Every single time I was with babies and children and their families the challenge was to let go of our traditional ways of seeing what’s possible, allow that bigger landscape of possibility and have them teach us. What I quickly found was that they showed me, and told me stories from birth as a newborn. Stories in the womb, very complex series of events that happened over a weekend when they were five weeks in utero.
What happened when their parents discovered them? What happened at conception and even how they felt about coming into the family when they were still in heaven. They were accurate and oftentimes they would convey, they would say, no, you felt this way when you discovered you were having me. No, I know you felt that way.
And I’d say to the parents, “Did you feel that way?” And they said, “Yeah, we did.”
So it really was, and still is, I mean, I’m 30 years into this, and I keep broadening and broadening what’s possible. The babies have really taught me.
The sophisticated subconscious ‘labyrinth’ of an infants mind
I was in private practice for a few years. Then I co-founded, with Ray Castellino, a nonprofit clinic where we would see babies and their families and videotape it all for educational purposes. We grew the work of working with very young babies from birth. Many of them were a month old, 3-months old, and we were doing this type of direct encounter therapy with parents present.
What struck me so much was seeing that even by the time, let’s say a baby’s a month old, they have a very powerful, shaped sense of beliefs and thoughts and feelings and reactions.
They think the world was safe.
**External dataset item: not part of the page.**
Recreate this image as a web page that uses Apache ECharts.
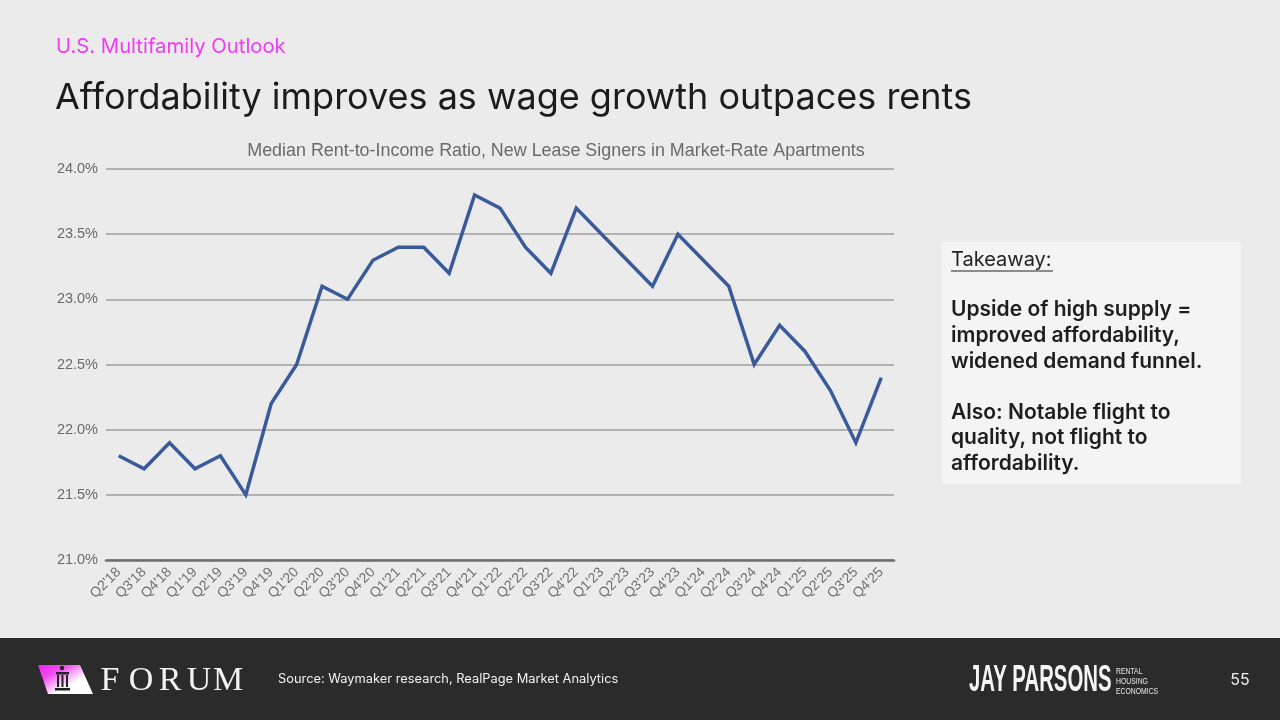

Was it scary? Were they expecting you to just kind of fall in love with them? Were they thinking that you were going to do something to them? All these kinds of things, they already had a very sophisticated subconscious autonomic patterning by one month age. I wrote an article about it called ‘The Power of Beliefs, What Babies Are Teaching Us.’
I really got from babies how, from preconception through conception, pregnancy, birth bonding, newborn period, those are deeply formative, intense learning experiences, which make us already be prepared and functioning in the world and have a sense of the land by the time we’re a month old.
We are just soaking in those experiences during that formative time. By the time we’re a little baby, we’ve already got a lot of that kind of, I call it the labyrinth in our subconscious . We know that only a very small portion of the information we’re taking in and processing ever reaches our conscious state, very tiny spot.
So, what decides that? What decides out of these millions and thousands of bits of information that we’re taking in every day, having feelings about and reactions to, and thoughts about and making life choices from, what determines what’s going to reach us up here?
What I firmly believe now is a big portion of that is what our experience is during preconception. And I’ll say through the first year of life, that that really determines where we place our attention, our focus, how we feel about our jobs, about school, about life and about death. Everything already has this direction by the time we’re very young baby.